As an aside, at one point Cole tried to persuade ACT to do Black Watch at the Craneway Pavilion in Richmond. It’s an old Ford factory, which was re-imagined by Eddy Orton to be, in part, a performing arts venue. But ACT declined that possibility, and eventually produced the show at the San Francisco armory.
The WAW proposal, which would give the palace the pseudonym, the Center for Global Arts and Cultures, calls for capital improvements totaling $150 million. By contrast, recent improvements to the Herbst Theater ran to $156 million.
By the terms of the Rec & Park agreement, the competition winner must spend a minimum of $20 million in capital improvements. Naturally, if the space were returned to a tennis club, additional monies would be relatively small compared with an arts organization, where improvements would include stage equipment and rigging and a complete makeover to accommodate new technologies.
“Raising the kind of money we’re talking about is going to seem like a stretch for some people,” says Julie Mushet. “But all I can say is, remember that David Koch put $100 million into the old New York State Theater in Lincoln Center; and David Geffen paid $100 million to put Avery Fisher Hall in his name. And remember, also, that California is dead last [among U.S. states] in the per-capita amount of money spent on the arts. The question is, when are we going to decide that the arts in this country — and in this state and in this city — when are we going to decide that they’re not a luxury but crucial?”

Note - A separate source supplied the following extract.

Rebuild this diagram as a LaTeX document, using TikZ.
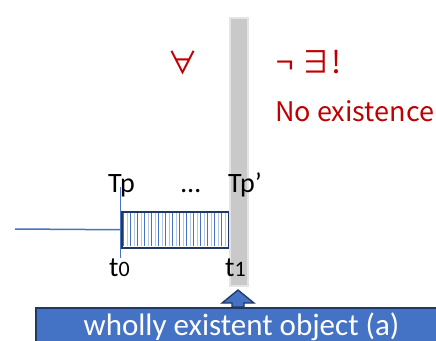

The WAW plan calls for a single management entity to oversee both the theater and the exhibition space, which would include a restaurant and one or two rehearsal halls. Those could be rented out by local theatrical companies, or used to present large scale installations. The restaurant would be, according to Cole, “not fancy, but of high quality,” and designed with tourists in mind.
Concept summaries will be posted online. Proposals have been evaluated on the basis of financial wherewithal, how the plan deals with public access, and Park & Rec goals overall. Other considerations include compatibility with the surrounding neighborhood. The Palace comprises more than 140,000 square feet, but could be extended to as much as 175,000 square feet, without exterior additions.
This article was revised, with additions, on May 24.
Correction: The UC Berkeley Art Museum and Pacific Film Archive will be reopening next year in a new facility in downtown Berkeley and was incorrectly listed as a prospective tenant for the Palace of the Fine Arts space.